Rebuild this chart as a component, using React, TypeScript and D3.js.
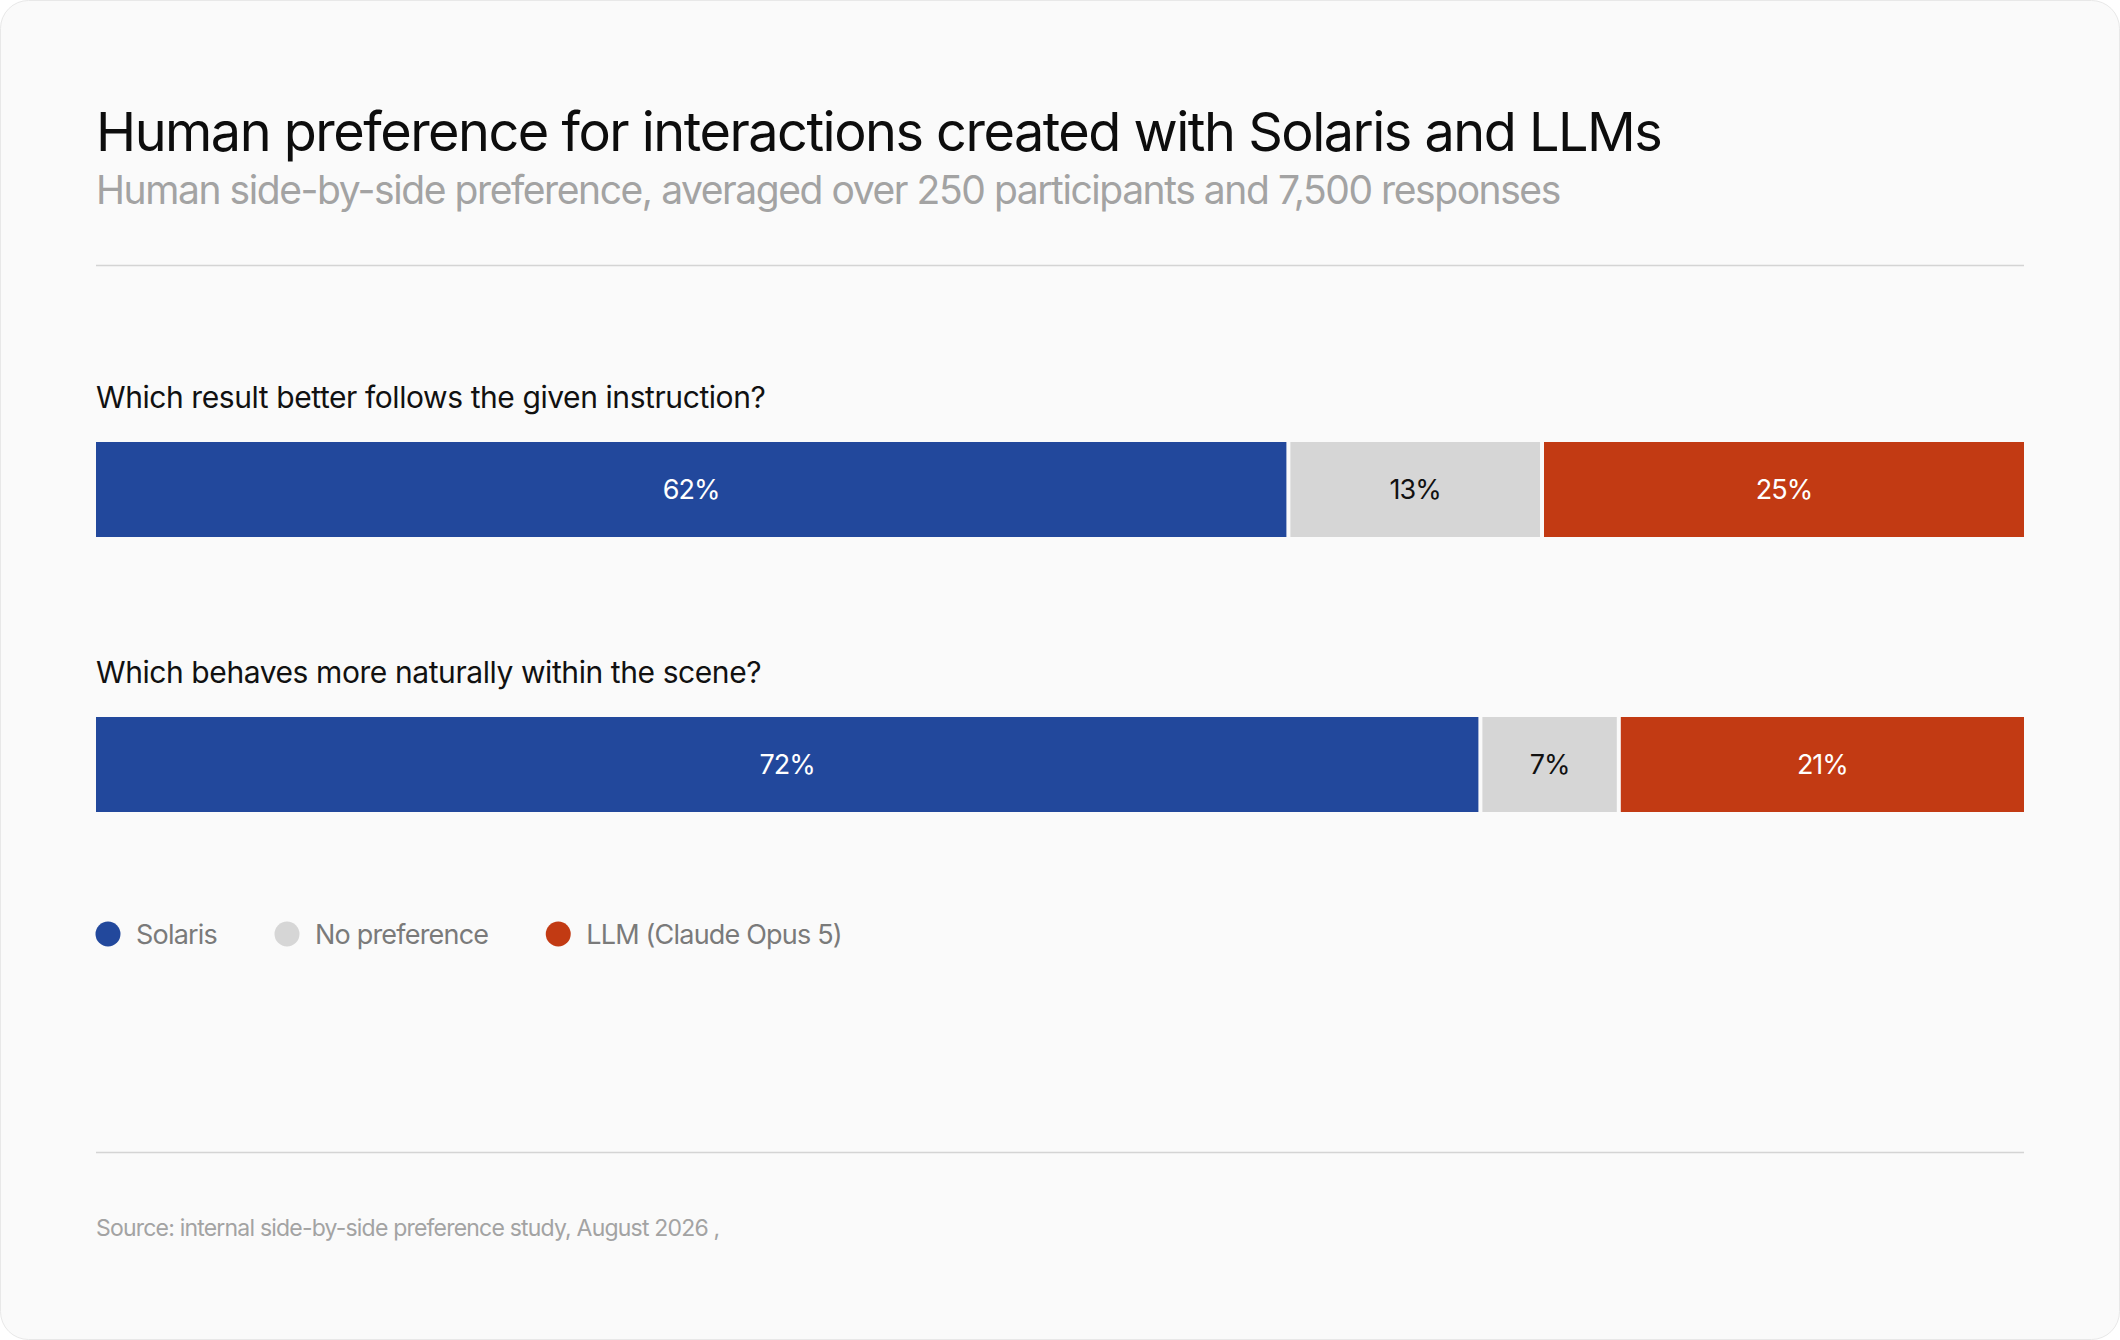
import React, { useEffect, useRef } from 'react';
import * as d3 from 'd3';

const W = 2120;
const H = 1340;

const title = 'Human preference for interactions created with Solaris and LLMs';
const subtitle = 'Human side-by-side preference, averaged over 250 participants and 7,500 responses';
const source = 'Source: internal side-by-side preference study, August 2026 ,';

const questions = [
  'Which result better follows the given instruction?',
  'Which behaves more naturally within the scene?',
];
const seriesKeys = ['Solaris', 'No preference', 'LLM (Claude Opus 5)'];
const solarisValues = [62, 72];
const noPrefValues = [13, 7];
const llmValues = [25, 21];

const colors = ['#22489c', '#d6d6d6', '#c23a13'];
const labelColors = ['#ffffff', '#111111', '#ffffff'];

const FONT = 'Inter, "Noto Sans", sans-serif';

export default function App() {
  const svgRef = useRef<SVGSVGElement | null>(null);

  useEffect(() => {
    if (!svgRef.current) return;
    const svg = d3.select(svgRef.current);
    svg.selectAll('*').remove();

    const left = 96;
    const right = 2024;
    const gap = 4; // white gap between segments

    // card background
    svg.append('rect')
      .attr('width', W).attr('height', H).attr('fill', '#ffffff');
    svg.append('rect')
      .attr('x', 0.5).attr('y', 0.5)
      .attr('width', W - 1).attr('height', H - 1)
      .attr('rx', 28)
      .attr('fill', '#fafafa')
      .attr('stroke', '#e8e8e8');

    // header
    svg.append('text')
      .attr('x', left).attr('y', 151)
      .attr('font-family', FONT).attr('font-size', 54)
      .attr('letter-spacing', '-1.5px')
      .attr('fill', '#0d0d0d')
      .text(title);

    svg.append('text')
      .attr('x', left).attr('y', 204)
      .attr('font-family', FONT).attr('font-size', 39)
      .attr('letter-spacing', '-1.43px')
      .attr('fill', '#a3a3a3')
      .text(subtitle);

    svg.append('line')
      .attr('x1', left).attr('x2', right)
      .attr('y1', 265.5).attr('y2', 265.5)
      .attr('stroke', '#d4d4d4').attr('stroke-width', 1.5);

    // data
    const rows = questions.map((q, i) => ({
      question: q,
      'Solaris': solarisValues[i],
      'No preference': noPrefValues[i],
      'LLM (Claude Opus 5)': llmValues[i],
    }));

    const stack = d3.stack<any>().keys(seriesKeys);
    const layers = stack(rows);

    // the gaps eat into the bar width, so the scale spans the bar minus them
    const x = d3.scaleLinear()
      .domain([0, 100])
      .range([left, right - gap * (seriesKeys.length - 1)]);
    const y = d3.scaleBand<string>().domain(questions).range([330, 880]);
    const barTop = 112;
    const barH = 95;

    // question labels
    svg.append('g')
      .selectAll('text')
      .data(questions)
      .join('text')
      .attr('x', left)
      .attr('y', (d) => (y(d) as number) + 78)
      .attr('font-family', FONT).attr('font-size', 30)
      .attr('letter-spacing', '-0.42px')
      .attr('fill', '#111111')
      .text((d) => d);

    layers.forEach((layer, li) => {
      const g = svg.append('g');
      g.selectAll('rect')
        .data(layer)
        .join('rect')
        .attr('x', (d) => x(d[0]) + li * gap)
        .attr('y', (d) => (y(d.data.question) as number) + barTop)
        .attr('width', (d) => x(d[1]) - x(d[0]))
        .attr('height', barH)
        .attr('fill', colors[li]);

      g.selectAll('text')
        .data(layer)
        .join('text')
        .attr('x', (d) => (x(d[0]) + x(d[1])) / 2 + li * gap)
        .attr('y', (d) => (y(d.data.question) as number) + barTop + barH / 2)
        .attr('dy', '0.36em')
        .attr('text-anchor', 'middle')
        .attr('font-family', FONT).attr('font-size', 27)
        .attr('letter-spacing', '-1px')
        .attr('fill', labelColors[li])
        .text((d) => `${d[1] - d[0]}%`);
    });

    // legend
    const legend = svg.append('g').attr('transform', 'translate(0, 934)');
    let cx = left;
    seriesKeys.forEach((k, i) => {
      const item = legend.append('g').attr('transform', `translate(${cx},0)`);
      item.append('circle').attr('cx', 12).attr('cy', 0).attr('r', 12.5).attr('fill', colors[i]);
      const t = item.append('text')
        .attr('x', 40).attr('dy', '0.36em')
        .attr('font-family', FONT).attr('font-size', 27)
        .attr('letter-spacing', '-0.8px')
        .attr('fill', '#7a7a7a')
        .text(k);
      const w = (t.node() as SVGTextElement).getComputedTextLength();
      cx += 40 + w + 58;
    });

    svg.append('line')
      .attr('x1', left).attr('x2', right)
      .attr('y1', 1152.5).attr('y2', 1152.5)
      .attr('stroke', '#d4d4d4').attr('stroke-width', 1.5);

    svg.append('text')
      .attr('x', left).attr('y', 1236)
      .attr('font-family', FONT).attr('font-size', 23)
      .attr('letter-spacing', '-0.8px')
      .attr('fill', '#a3a3a3')
      .text(source);
  }, []);

  return (
    <svg
      ref={svgRef}
      width={W}
      height={H}
      style={{ position: 'absolute', left: 0, top: 0, display: 'block' }}
    />
  );
}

What is required: Please set down each line of the data above exactly as written, without the pictures.

Task output:
Rebuild this chart as a component, using React, TypeScript and D3.js.
import React, { useEffect, useRef } from 'react';
import * as d3 from 'd3';

const W = 2120;
const H = 1340;

const title = 'Human preference for interactions created with Solaris and LLMs';
const subtitle = 'Human side-by-side preference, averaged over 250 participants and 7,500 responses';
const source = 'Source: internal side-by-side preference study, August 2026 ,';

const questions = [
  'Which result better follows the given instruction?',
  'Which behaves more naturally within the scene?',
];
const seriesKeys = ['Solaris', 'No preference', 'LLM (Claude Opus 5)'];
const solarisValues = [62, 72];
const noPrefValues = [13, 7];
const llmValues = [25, 21];

const colors = ['#22489c', '#d6d6d6', '#c23a13'];
const labelColors = ['#ffffff', '#111111', '#ffffff'];

const FONT = 'Inter, "Noto Sans", sans-serif';

export default function App() {
  const svgRef = useRef<SVGSVGElement | null>(null);

  useEffect(() => {
    if (!svgRef.current) return;
    const svg = d3.select(svgRef.current);
    svg.selectAll('*').remove();

    const left = 96;
    const right = 2024;
    const gap = 4; // white gap between segments

    // card background
    svg.append('rect')
      .attr('width', W).attr('height', H).attr('fill', '#ffffff');
    svg.append('rect')
      .attr('x', 0.5).attr('y', 0.5)
      .attr('width', W - 1).attr('height', H - 1)
      .attr('rx', 28)
      .attr('fill', '#fafafa')
      .attr('stroke', '#e8e8e8');

    // header
    svg.append('text')
      .attr('x', left).attr('y', 151)
      .attr('font-family', FONT).attr('font-size', 54)
      .attr('letter-spacing', '-1.5px')
      .attr('fill', '#0d0d0d')
      .text(title);

    svg.append('text')
      .attr('x', left).attr('y', 204)
      .attr('font-family', FONT).attr('font-size', 39)
      .attr('letter-spacing', '-1.43px')
      .attr('fill', '#a3a3a3')
      .text(subtitle);

    svg.append('line')
      .attr('x1', left).attr('x2', right)
      .attr('y1', 265.5).attr('y2', 265.5)
      .attr('stroke', '#d4d4d4').attr('stroke-width', 1.5);

    // data
    const rows = questions.map((q, i) => ({
      question: q,
      'Solaris': solarisValues[i],
      'No preference': noPrefValues[i],
      'LLM (Claude Opus 5)': llmValues[i],
    }));

    const stack = d3.stack<any>().keys(seriesKeys);
    const layers = stack(rows);

    // the gaps eat into the bar width, so the scale spans the bar minus them
    const x = d3.scaleLinear()
      .domain([0, 100])
      .range([left, right - gap * (seriesKeys.length - 1)]);
    const y = d3.scaleBand<string>().domain(questions).range([330, 880]);
    const barTop = 112;
    const barH = 95;

    // question labels
    svg.append('g')
      .selectAll('text')
      .data(questions)
      .join('text')
      .attr('x', left)
      .attr('y', (d) => (y(d) as number) + 78)
      .attr('font-family', FONT).attr('font-size', 30)
      .attr('letter-spacing', '-0.42px')
      .attr('fill', '#111111')
      .text((d) => d);

    layers.forEach((layer, li) => {
      const g = svg.append('g');
      g.selectAll('rect')
        .data(layer)
        .join('rect')
        .attr('x', (d) => x(d[0]) + li * gap)
        .attr('y', (d) => (y(d.data.question) as number) + barTop)
        .attr('width', (d) => x(d[1]) - x(d[0]))
        .attr('height', barH)
        .attr('fill', colors[li]);

      g.selectAll('text')
        .data(layer)
        .join('text')
        .attr('x', (d) => (x(d[0]) + x(d[1])) / 2 + li * gap)
        .attr('y', (d) => (y(d.data.question) as number) + barTop + barH / 2)
        .attr('dy', '0.36em')
        .attr('text-anchor', 'middle')
        .attr('font-family', FONT).attr('font-size', 27)
        .attr('letter-spacing', '-1px')
        .attr('fill', labelColors[li])
        .text((d) => `${d[1] - d[0]}%`);
    });

    // legend
    const legend = svg.append('g').attr('transform', 'translate(0, 934)');
    let cx = left;
    seriesKeys.forEach((k, i) => {
      const item = legend.append('g').attr('transform', `translate(${cx},0)`);
      item.append('circle').attr('cx', 12).attr('cy', 0).attr('r', 12.5).attr('fill', colors[i]);
      const t = item.append('text')
        .attr('x', 40).attr('dy', '0.36em')
        .attr('font-family', FONT).attr('font-size', 27)
        .attr('letter-spacing', '-0.8px')
        .attr('fill', '#7a7a7a')
        .text(k);
      const w = (t.node() as SVGTextElement).getComputedTextLength();
      cx += 40 + w + 58;
    });

    svg.append('line')
      .attr('x1', left).attr('x2', right)
      .attr('y1', 1152.5).attr('y2', 1152.5)
      .attr('stroke', '#d4d4d4').attr('stroke-width', 1.5);

    svg.append('text')
      .attr('x', left).attr('y', 1236)
      .attr('font-family', FONT).attr('font-size', 23)
      .attr('letter-spacing', '-0.8px')
      .attr('fill', '#a3a3a3')
      .text(source);
  }, []);

  return (
    <svg
      ref={svgRef}
      width={W}
      height={H}
      style={{ position: 'absolute', left: 0, top: 0, display: 'block' }}
    />
  );
}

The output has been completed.